Beyond direct tax increases, the government is also considering measures that could impact the financial sector. One proposal involves requiring banks to direct resources towards specific sectors to stimulate economic activity. Asobancaria, the Colombian banking association, has voiced concerns about this approach, arguing that Colombia already exhibits a high degree of “financial repression” due to existing regulations such as interest rate caps and mandatory investments in agricultural bonds. They contend that further restrictions could stifle credit availability and hinder economic growth.
Asobancaria estimates that a new mandatory investment requirement similar to existing ones could increase interest rates by 49 basis points, reduce loan portfolios by 0.9 percentage points, and decrease GDP by 0.3 percentage points. The association advocates for alternative measures, such as targeted subsidies, state guarantees, and rediscount lines, as more effective and less disruptive ways to support economic activity.
Asomicrofinanzas, representing microfinance institutions, echoed these concerns, warning that forced investments could reduce liquidity in the financial system and increase borrowing costs for small businesses.
The potential impact on savings is also a point of contention. Experts like César Pabón, director of economic research at Corficolombiana, argue that forcing financial institutions to allocate capital to specific sectors could reduce the efficiency and profitability of investments, ultimately harming savers. Colombia’s banks manage the deposits of approximately 38 million citizens, making the potential consequences of such a policy significant.

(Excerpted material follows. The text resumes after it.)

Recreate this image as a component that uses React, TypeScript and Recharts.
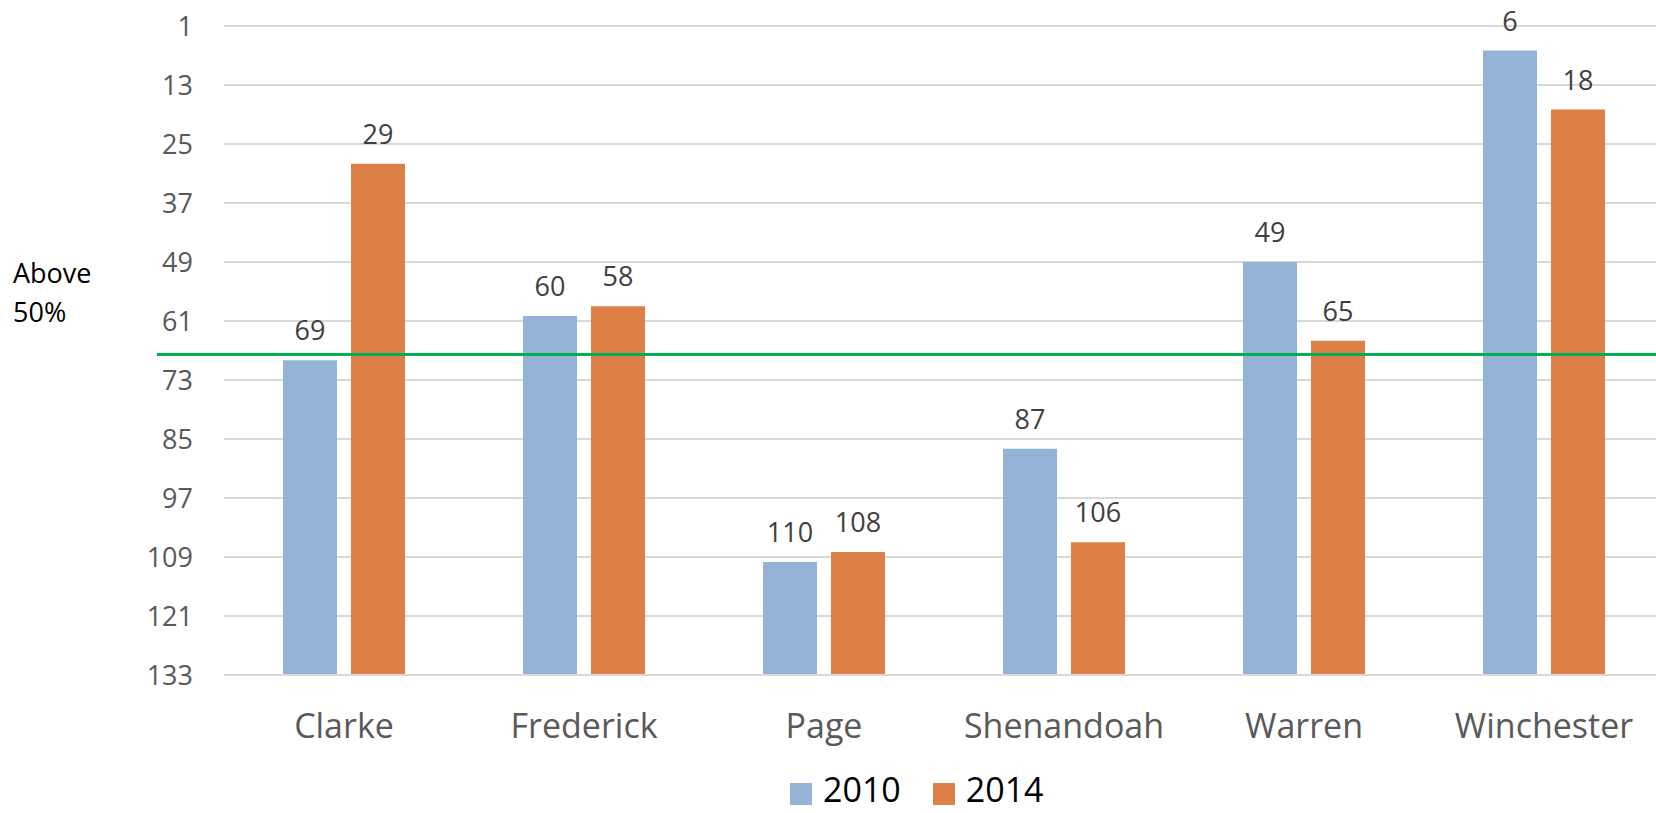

Fitch Ratings has also weighed in, warning that mandatory lending requirements could compromise risk management practices and accelerate the deterioration of loan portfolios, despite acknowledging the current strength of the Colombian banking sector.
A group of six former finance ministers – Alberto Carrasquilla, José Antonio Ocampo, José Manuel Restrepo, Juan Camilo Restrepo, Juan Carlos Echeverry, and Mauricio Cárdenas – have also expressed their opposition, arguing that such measures could hinder economic growth and disproportionately affect those most in need of financing.
Alternative solutions proposed by industry leaders and economists include utilizing unexecuted funds from previous budgets, reallocating existing resources through budgetary transfers, and leveraging the resources of the National Pension Fund of Territorial Entities (Fonpet). Mac Master of ANDI emphasizes that the urgency of the situation does not necessitate new taxes, particularly given the potential for negative impacts on investment.
According to estimates from the Anif economic studies center, the proposed wealth tax, with a threshold of 10.475 million tax value units (UVT), could generate approximately 13.4 trillion pesos in revenue. However, this would also increase the effective corporate tax rate from 29.8% to 35.5%, a substantial increase of nearly six percentage points. Anif cautions that such a tax increase could discourage investment.
The debate surrounding the economic emergency highlights the delicate balance between addressing immediate fiscal needs and fostering a stable and attractive investment climate. The government’s actions will be closely watched by investors and businesses, as they seek clarity on the long-term implications for the Colombian economy.